New Liberal Democrat leader Sir Menzies Campbell is to make his first appearance in front of his party, a day after his leadership election victory.
Sir Menzies said there would be no frontbench job for Charles Kennedy
Sir Menzies, who has vowed to be more than "a safe pair of hands", will address a rally at the start of the party's spring conference in Harrogate.
The 64-year-old says he is ready to take risks to modernise the party.
A reshuffle is expected on Monday, but Sir Menzies said he would not offer his predecessor Charles Kennedy a job.
Hughes and Huhne
In forming a front bench team, Sir Menzies is likely to consider what role defeated leadership rivals Mr Hughes and Mr Huhne should play and whether or not to reward those who supported his campaign.
Backers included Ed Davey, Sarah Teather, Vincent Cable, Nick Clegg and David Laws.
The post of deputy leader - which Sir Menzies himself held as well as being foreign affairs spokesman - has yet to be decided upon.
BBC political correspondent Carole Walker said the new leader was "promising a mix of youth and experience".

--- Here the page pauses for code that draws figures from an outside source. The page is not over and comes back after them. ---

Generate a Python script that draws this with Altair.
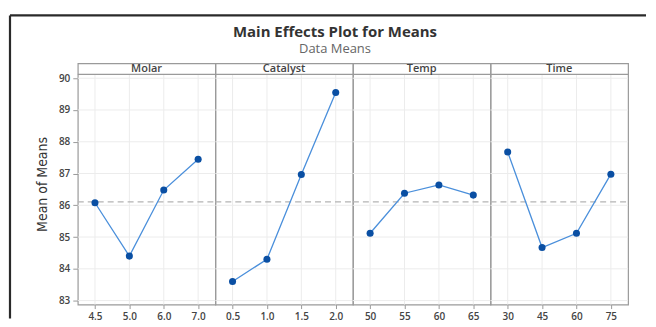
import altair as alt
import pandas as pd

# ---- data ----
factor_names = ["Molar", "Catalyst", "Temp", "Time"]
molar_levels = ["4.5", "5.0", "6.0", "7.0"]
molar_means = [86.08, 84.40, 86.48, 87.45]
catalyst_levels = ["0.5", "1.0", "1.5", "2.0"]
catalyst_means = [83.60, 84.30, 86.97, 89.55]
temp_levels = ["50", "55", "60", "65"]
temp_means = [85.12, 86.38, 86.64, 86.32]
time_levels = ["30", "45", "60", "75"]
time_means = [87.68, 84.67, 85.12, 86.98]
grand_mean = 86.11
y_ticks = [83, 84, 85, 86, 87, 88, 89, 90]

all_levels = [molar_levels, catalyst_levels, temp_levels, time_levels]
all_means = [molar_means, catalyst_means, temp_means, time_means]

W = 138
H = 242
STRIP = 11
Y_DOMAIN = [82.874, 90.47]

LINE_C = "#4a8fdb"
PT_C = "#0a4fa3"
BORDER_C = "#9a9a9a"
GRID_C = "#ececec"
TXT_C = "#444444"
NARROW = "'Liberation Sans Narrow', 'DejaVu Sans Condensed', 'Roboto Condensed', 'Open Sans Condensed', sans-serif"


def panel(i):
    name = factor_names[i]
    lv = all_levels[i]
    mv = all_means[i]
    df = pd.DataFrame({"level": lv, "mean": mv})
    one = pd.DataFrame({"factor": [name], "gm": [grand_mean]})
    ticks = pd.DataFrame({"t": y_ticks})

    xenc = alt.X(
        "level:O",
        sort=lv,
        scale=alt.Scale(type="point", padding=0.5),
        axis=alt.Axis(title=None, labelAngle=0, domain=False, grid=False,
                      ticks=True, tickSize=4, tickColor=BORDER_C,
                      labelFont="Open Sans", labelFontWeight=600,
                      labelFontSize=10, labelColor=TXT_C, labelPadding=3),
    )
    yscale = alt.Scale(domain=Y_DOMAIN, nice=False, zero=False)
    if i == 0:
        yaxis = alt.Axis(title="Mean of Means", values=y_ticks, grid=False,
                         domain=False, ticks=True, tickSize=5, tickColor=BORDER_C,
                         labelFont="Open Sans", labelFontWeight=600,
                         labelFontSize=10, labelColor=TXT_C, labelPadding=3,
                         titleFont=NARROW, titleFontSize=14,
                         titleFontWeight="normal", titleColor="#333333",
                         titlePadding=9)
    else:
        yaxis = None

    line = alt.Chart(df).mark_line(color=LINE_C, strokeWidth=1.3).encode(
        x=xenc, y=alt.Y("mean:Q", scale=yscale, axis=yaxis))
    hgrid = alt.Chart(ticks).mark_rule(color=GRID_C, strokeWidth=1).encode(
        y=alt.Y("t:Q", scale=yscale, axis=yaxis),
        x=alt.value(0), x2=alt.value(W))
    vgrid = alt.Chart(df).mark_rule(color=GRID_C, strokeWidth=1).encode(
        x=xenc, y=alt.value(STRIP), y2=alt.value(H))
    mean_rule = alt.Chart(one).mark_rule(
        color="#b4b4b4", strokeWidth=1.3, strokeDash=[6, 4]).encode(
        y=alt.Y("gm:Q", scale=yscale, axis=yaxis),
        x=alt.value(0), x2=alt.value(W))
    strip_line = alt.Chart(one).mark_rule(color=BORDER_C, strokeWidth=1.2).encode(
        y=alt.value(STRIP), x=alt.value(0), x2=alt.value(W))
    strip_text = alt.Chart(one).mark_text(
        font="Open Sans", fontSize=11, fontWeight=600, color=TXT_C,
        baseline="middle").encode(
        text="factor:N", x=alt.value(W / 2), y=alt.value(STRIP / 2 + 0.5))
    pts = alt.Chart(df).mark_point(filled=True, shape="circle", size=50,
                                   color=PT_C, opacity=1).encode(
        x=xenc, y=alt.Y("mean:Q", scale=yscale, axis=yaxis))
    layers = [hgrid, vgrid, mean_rule, strip_line, line, pts, strip_text]
    if i == 0:
        frame_top = alt.Chart(one).mark_rule(color="#2a2a2a", strokeWidth=2.2).encode(
            x=alt.value(-68), x2=alt.value(570), y=alt.value(-48))
        frame_left = alt.Chart(one).mark_rule(color="#2a2a2a", strokeWidth=2.2).encode(
            x=alt.value(-68), y=alt.value(-48), y2=alt.value(H + 14))
        layers += [frame_top, frame_left]
    return alt.layer(*layers).properties(width=W, height=H)


chart = alt.hconcat(*[panel(i) for i in range(4)], spacing=0, bounds="flush").properties(
    title=alt.TitleParams(
        text="Main Effects Plot for Means",
        subtitle="Data Means",
        anchor="middle", dx=7,
        font="Open Sans", fontSize=15, fontWeight="bold", color="#333333",
        subtitleFont="Open Sans", subtitleFontSize=13, subtitleColor="#666666",
        subtitlePadding=3, offset=-42,
    ),
    padding={"left": 0, "top": 5, "right": 0, "bottom": 0},
).configure_view(stroke=BORDER_C, strokeWidth=1.2).configure_concat(spacing=0)

chart.save("out.html", embed_options={"renderer": "svg", "actions": False})
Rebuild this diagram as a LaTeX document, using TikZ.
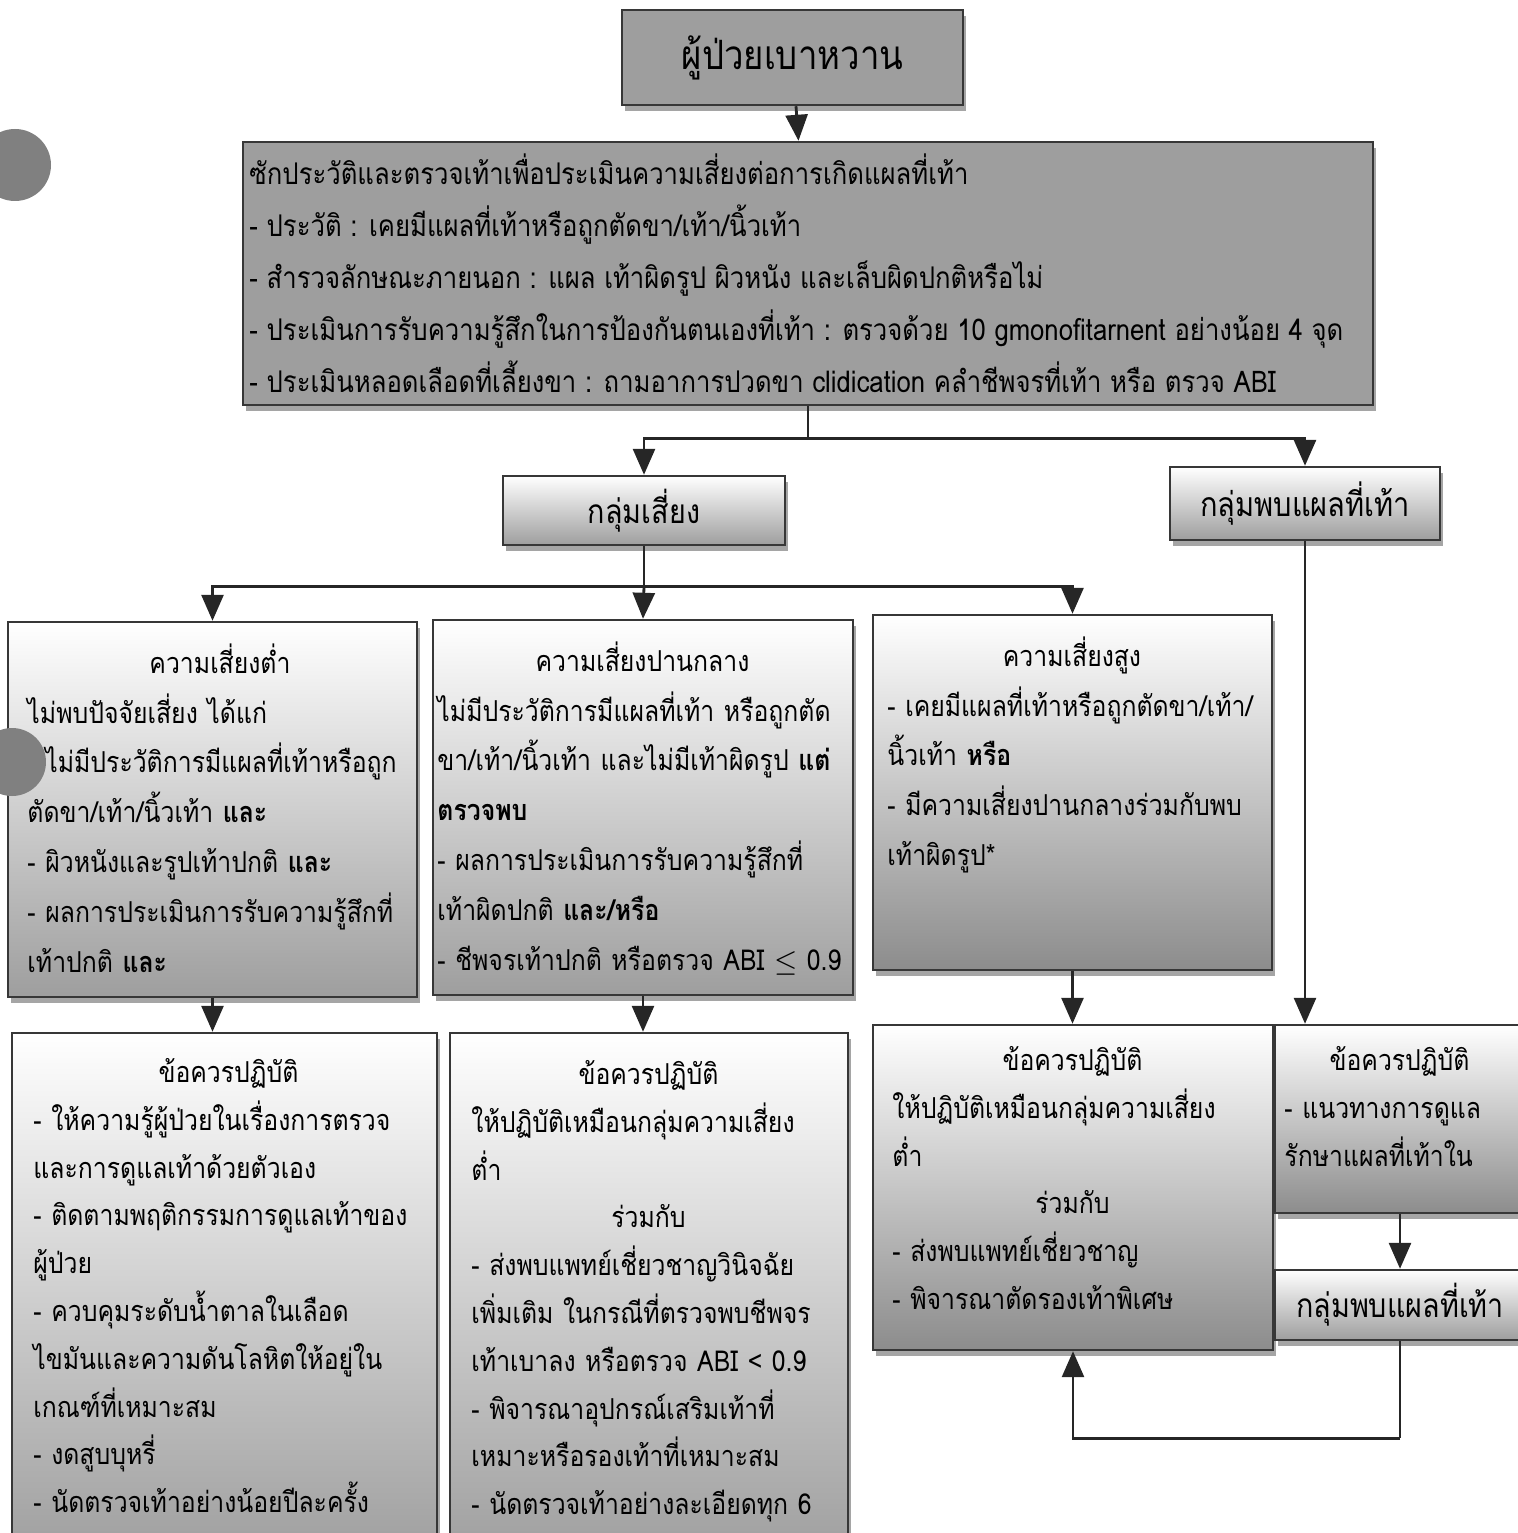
\documentclass[tikz,border=0pt]{standalone}
\usepackage{fontspec}
\usepackage{tikz}
\usetikzlibrary{arrows.meta, positioning, shadows}
\newfontfamily\thaifont[Script=Thai,FakeStretch=0.86]{Loma}
\definecolor{boxgray}{RGB}{158,158,158}
\definecolor{linegray}{RGB}{55,55,55}
\newcommand{\midline}[1]{\hfill#1\hfill\null}
\begin{document}
\begin{tikzpicture}[>={Triangle[length=2.6mm,width=2.2mm]},
          box/.style={draw=linegray,line width=0.7pt,inner sep=0pt,
                      drop shadow={shadow xshift=0.3mm,shadow yshift=-0.6mm,fill=black!70}},
          darkbox/.style={box,fill=boxgray},
          fadebox/.style={box,top color=white,bottom color=black!38},
          txt/.style={anchor=north west,inner sep=0pt,align=left,
                      font=\thaifont\fontsize{8.2}{14.2}\selectfont},
          dotxt/.style={txt,font=\thaifont\fontsize{8.2}{13.6}\selectfont},
          conn/.style={draw=black!85,line width=0.8pt}]
        \useasboundingbox (0,0) rectangle (15.17,-15.33);
        \node[darkbox,minimum width=3.41cm,minimum height=0.95cm,
              font=\thaifont\fontsize{11.5}{14}\selectfont](title) at (7.925,-0.575){ผู้ป่วยเบาหวาน};
        \node[darkbox,minimum width=11.3cm,minimum height=2.63cm](hist) at (8.08,-2.735){};
        \node[txt,font=\thaifont\fontsize{8.5}{14.8}\selectfont](histtxt) at ([xshift=0.07cm,yshift=-0.12cm]hist.north west){%
          ซักประวัติและตรวจเท้าเพื่อประเมินความเสี่ยงต่อการเกิดแผลที่เท้า\\
          -~ประวัติ : เคยมีแผลที่เท้าหรือถูกตัดขา/เท้า/นิ้วเท้า\\
          -~สำรวจลักษณะภายนอก : แผล เท้าผิดรูป ผิวหนัง และเล็บผิดปกติหรือไม่\\
          -~ประเมินการรับความรู้สึกในการป้องกันตนเองที่เท้า : ตรวจด้วย 10 gmonofitarnent อย่างน้อย 4 จุด\\
          -~ประเมินหลอดเลือดที่เลี้ยงขา : ถามอาการปวดขา clidication คลำชีพจรที่เท้า หรือ ตรวจ ABI};
        \node[fadebox,minimum width=2.82cm,minimum height=0.69cm,
              font=\thaifont\fontsize{9.5}{12}\selectfont](risk) at (6.44,-5.105){กลุ่มเสี่ยง};
        \node[fadebox,minimum width=2.7cm,minimum height=0.73cm,
              font=\thaifont\fontsize{9.6}{12}\selectfont](ulcer) at (13.05,-5.035){กลุ่มพบแผลที่เท้า};
        \node[fadebox,minimum width=4.09cm,minimum height=3.75cm](low) at (2.125,-8.095){};
        \node[fadebox,minimum width=4.2cm,minimum height=3.75cm](mid) at (6.43,-8.075){};
        \node[fadebox,minimum width=3.99cm,minimum height=3.55cm,bottom color=black!45](high) at (10.725,-7.925){};
        \node[txt,text width=3.85cm](lowtxt) at ([xshift=0.2cm,yshift=-0.22cm]low.north west){%
          \midline{ความเสี่ยงต่ำ}\\
          ไม่พบปัจจัยเสี่ยง ได้แก่\\
          -~ไม่มีประวัติการมีแผลที่เท้าหรือถูก\\
          ตัดขา/เท้า/นิ้วเท้า \textbf{และ}\\
          -~ผิวหนังและรูปเท้าปกติ \textbf{และ}\\
          -~ผลการประเมินการรับความรู้สึกที่\\
          เท้าปกติ \textbf{และ}};
        \node[txt,text width=4.1cm](midtxt) at ([xshift=0.05cm,yshift=-0.22cm]mid.north west){%
          \midline{ความเสี่ยงปานกลาง}\\
          ไม่มีประวัติการมีแผลที่เท้า หรือถูกตัด\\
          ขา/เท้า/นิ้วเท้า และไม่มีเท้าผิดรูป \textbf{แต่}\\
          \textbf{ตรวจพบ}\\
          -~ผลการประเมินการรับความรู้สึกที่\\
          เท้าผิดปกติ \textbf{และ/หรือ}\\
          -~ชีพจรเท้าปกติ หรือตรวจ ABI $\leq$ 0.9};
        \node[txt,text width=3.69cm](hightxt) at ([xshift=0.15cm,yshift=-0.22cm]high.north west){%
          \midline{ความเสี่ยงสูง}\\
          -~เคยมีแผลที่เท้าหรือถูกตัดขา/เท้า/\\
          นิ้วเท้า \textbf{หรือ}\\
          -~มีความเสี่ยงปานกลางร่วมกับพบ\\
          เท้าผิดรูป*};
        \node[fadebox,minimum width=4.25cm,minimum height=5.27cm](lowdo) at (2.245,-12.965){};
        \node[fadebox,minimum width=3.98cm,minimum height=5.27cm](middo) at (6.49,-12.965){};
        \node[fadebox,minimum width=4cm,minimum height=3.25cm,bottom color=black!45](highdo) at (10.73,-11.875){};
        \node[fadebox,minimum width=2.5cm,minimum height=1.88cm,bottom color=black!45](ulcerdo) at (14,-11.19){};
        \node[fadebox,minimum width=2.5cm,minimum height=0.7cm,
              font=\thaifont\fontsize{9.5}{12}\selectfont](ulcer2) at (14,-13.05){กลุ่มพบแผลที่เท้า};
        \node[dotxt,text width=3.9cm](lowdotxt) at ([xshift=0.22cm,yshift=-0.26cm]lowdo.north west){%
          \midline{ข้อควรปฏิบัติ}\\
          -~ให้ความรู้ผู้ป่วยในเรื่องการตรวจ\\
          และการดูแลเท้าด้วยตัวเอง\\
          -~ติดตามพฤติกรรมการดูแลเท้าของ\\
          ผู้ป่วย\\
          -~ควบคุมระดับน้ำตาลในเลือด\\
          ไขมันและความดันโลหิตให้อยู่ใน\\
          เกณฑ์ที่เหมาะสม\\
          -~งดสูบบุหรี่\\
          -~นัดตรวจเท้าอย่างน้อยปีละครั้ง};
        \node[dotxt,text width=3.54cm](middotxt) at ([xshift=0.22cm,yshift=-0.28cm]middo.north west){%
          \midline{ข้อควรปฏิบัติ}\\
          ให้ปฏิบัติเหมือนกลุ่มความเสี่ยง\\
          ต่ำ\\
          \midline{ร่วมกับ}\\
          -~ส่งพบแพทย์เชี่ยวชาญวินิจฉัย\\
          เพิ่มเติม ในกรณีที่ตรวจพบชีพจร\\
          เท้าเบาลง หรือตรวจ ABI < 0.9\\
          -~พิจารณาอุปกรณ์เสริมเท้าที่\\
          เหมาะหรือรองเท้าที่เหมาะสม\\
          -~นัดตรวจเท้าอย่างละเอียดทุก 6};
        \node[dotxt,text width=3.6cm](highdotxt) at ([xshift=0.2cm,yshift=-0.22cm]highdo.north west){%
          \midline{ข้อควรปฏิบัติ}\\
          ให้ปฏิบัติเหมือนกลุ่มความเสี่ยง\\
          ต่ำ\\
          \midline{ร่วมกับ}\\
          -~ส่งพบแพทย์เชี่ยวชาญ\\
          -~พิจารณาตัดรองเท้าพิเศษ};
        \node[dotxt,text width=2.3cm](ulcerdotxt) at ([xshift=0.1cm,yshift=-0.22cm]ulcerdo.north west){%
          \midline{ข้อควรปฏิบัติ}\\
          -~แนวทางการดูแล\\
          รักษาแผลที่เท้าใน};
        \draw[conn,->](title)--(hist);
        \draw[conn](hist.south)--++(0,-0.32)coordinate(split1);
        \draw[conn,->](split1)-|(risk.north);
        \draw[conn,->](split1)-|(ulcer.north);
        \draw[conn](risk.south)--++(0,-0.4)coordinate(split2);
        \draw[conn,->](split2)-|(low.north);
        \draw[conn,->](split2)--(mid.north);
        \draw[conn,->](split2)-|(high.north);
        \draw[conn,->](low.south)--(low.south|-lowdo.north);
        \draw[conn,->](mid.south)--(mid.south|-middo.north);
        \draw[conn,->](high.south)--(high.south|-highdo.north);
        \draw[conn,->](ulcer.south)--(ulcer.south|-ulcerdo.north);
        \draw[conn,->](ulcerdo)--(ulcer2);
        \draw[conn](ulcer2.south)--++(0,-0.97)coordinate(back);
        \draw[conn,->](back)-|(highdo.south);
        \fill[black!50](0.15,-1.65)circle(0.36);
        \fill[black!50](0.12,-7.62)circle(0.34);
      \end{tikzpicture}
\end{document}
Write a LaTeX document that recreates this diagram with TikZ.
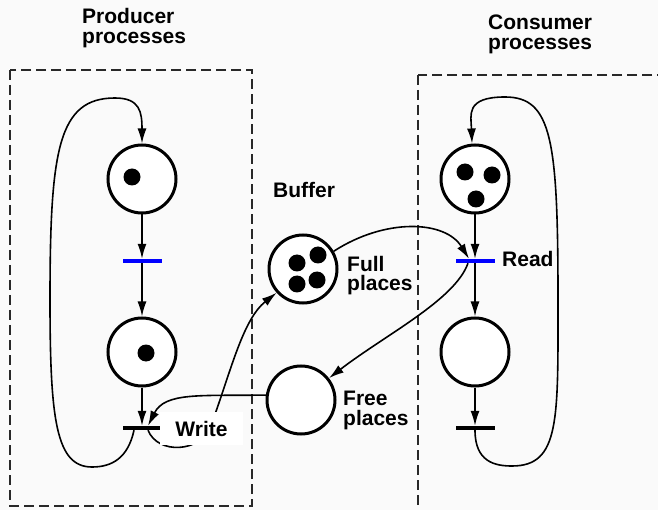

Sir Menzies Campbell - 23,264
Chris Huhne - 16,691
Simon Hughes - 12,081
Sir Menzies will make a short address on the stage at a conference rally on Friday evening, ahead of his key speech on Sunday.
He will share a platform with three of the party's recent by-election victors and try to rally members for the local elections in May.
Speaking on BBC One's Breakfast on Friday, he said he would rule out any pacts or deals with other parties to gain power at Westminster.
Lib Dems had to "maximise our potential" by "getting the largest number of votes and the largest number of seats".
Sir Menzies said he wanted to lead the party "back to government".
In his acceptance speech on Thursday he agreed he was a "safe pair of hands", but said he was "ready to take risks, ready to challenge orthodoxy and ready to challenge the party too."
Sir Menzies said: "Our task now is this: to build a strong, effective powerful Liberal Democrat party, with the objective of ensuring a greener, fairer, decentralised and democratic Britain, a Britain at peace with itself at home and admired abroad."
Sir Menzies told the BBC last week that he could see no reason why he could not be leader aged 72, allowing him to fight two general elections.
Mr Huhne said the new leader had a "hard-won and decisive mandate to lead this party to new advances with the backing of all of us".
Mr Hughes, who was eliminated in the first round of voting after coming third, told his new leader: "I am absolutely clear that we will go... from strength to strength towards the government that Britain desperately needs and that we are all so unitedly determined to achieve."
The ballot of party members was called after Mr Kennedy stepped down earlier this year days after revealing he had sought help for a drink problem.